Iowa’s U.S. senators, Chuck Grassley and Joni Ernst, joined Gov. Reynolds in pushing for the president to issue the executive order forcing meat processing plants to remain open. Grassley even tweeted that allowing plants to close could lead to riots.

Reynolds was asked at her press conference on Tuesday, why she felt it was necessary for the president to use the DPA to force plants to remain open.

“This is essential, critical infrastructure,” the governor said. “It is essential to keeping the food supply chain moving. It is essential to keeping protein available to Iowans.”

Reynolds went on to say, “We have a role and an obligation from our farmers to our processors to our supply chain to continue to feed the world and keep food on the plates. And so, we have to figure out how we can do that in a responsible and safe manner.”

Rep. Abby Finkenauer, who represents Iowa’s 1st District in Congress, issued a statement after Trump said he would sign the executive order.

“We must protect our agricultural producers and food processors and keep our food supply chain strong during this unprecedented crisis,” Finkenauer said. “But nothing we do should endanger the health and wellbeing of workers who are already suffering from outbreaks and inadequate protections in the First District and across the country.”

The first-term representative added, “It must be said that we could have avoided this situation from the beginning if we had taken appropriate steps to protect our essential workers. I’ve been calling on the President for weeks to use his authority under the Defense Production Act to order the production of personal protective equipment for frontline workers. If he’s going to invoke the DPA now for food production facilities, he absolutely should do so for PPE.”

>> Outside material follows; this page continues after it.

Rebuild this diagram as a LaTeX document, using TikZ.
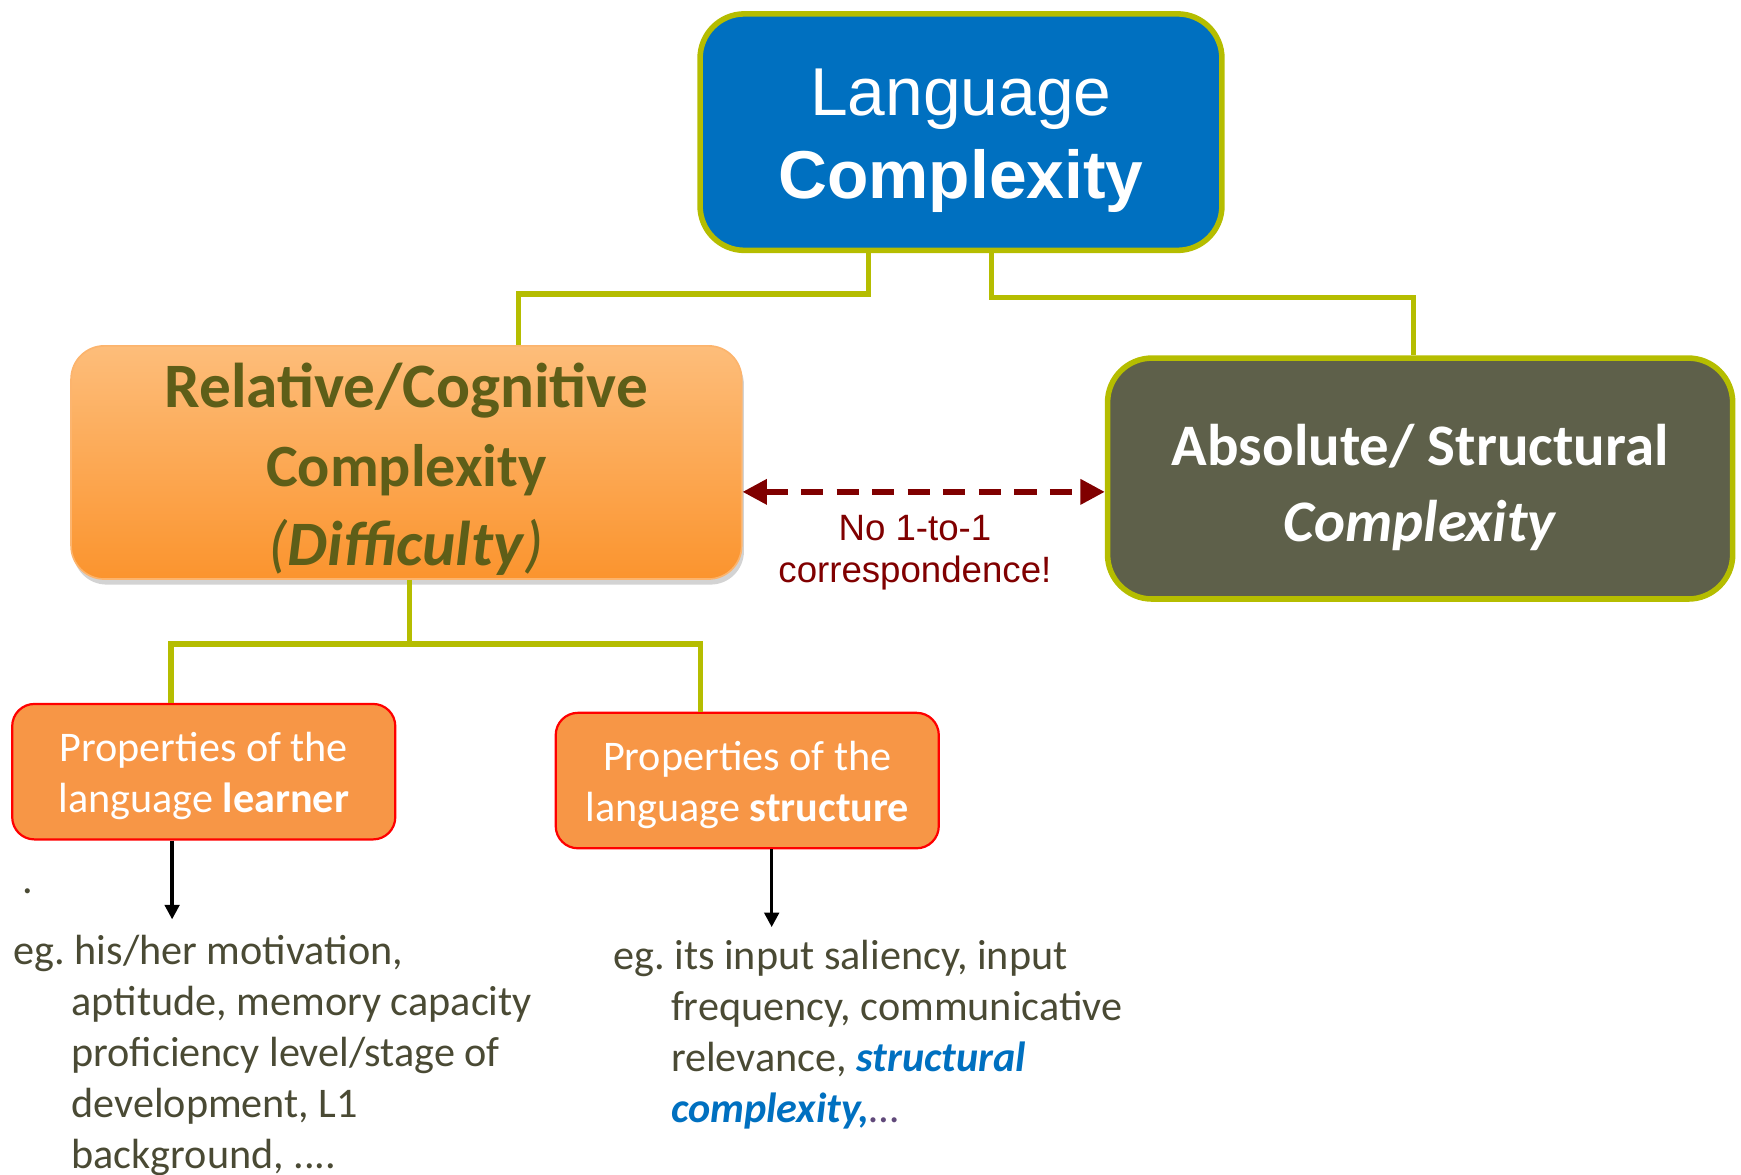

There are no accurate figures available for the number of COVID-19 cases linked to meat processing plants either in Iowa or nationwide, although even industry advocates like Gov. Reynolds admit the plants are major hotspots for the virus.

Two workers at the Tyson plant in Columbus Junction, the first plant in the state to report a COVID-19 outbreak, have died from the virus, according to company. Nationwide, at least 20 meat processing plant workers have died from COVID-19, according to the United Food and Commercial Workers International Union.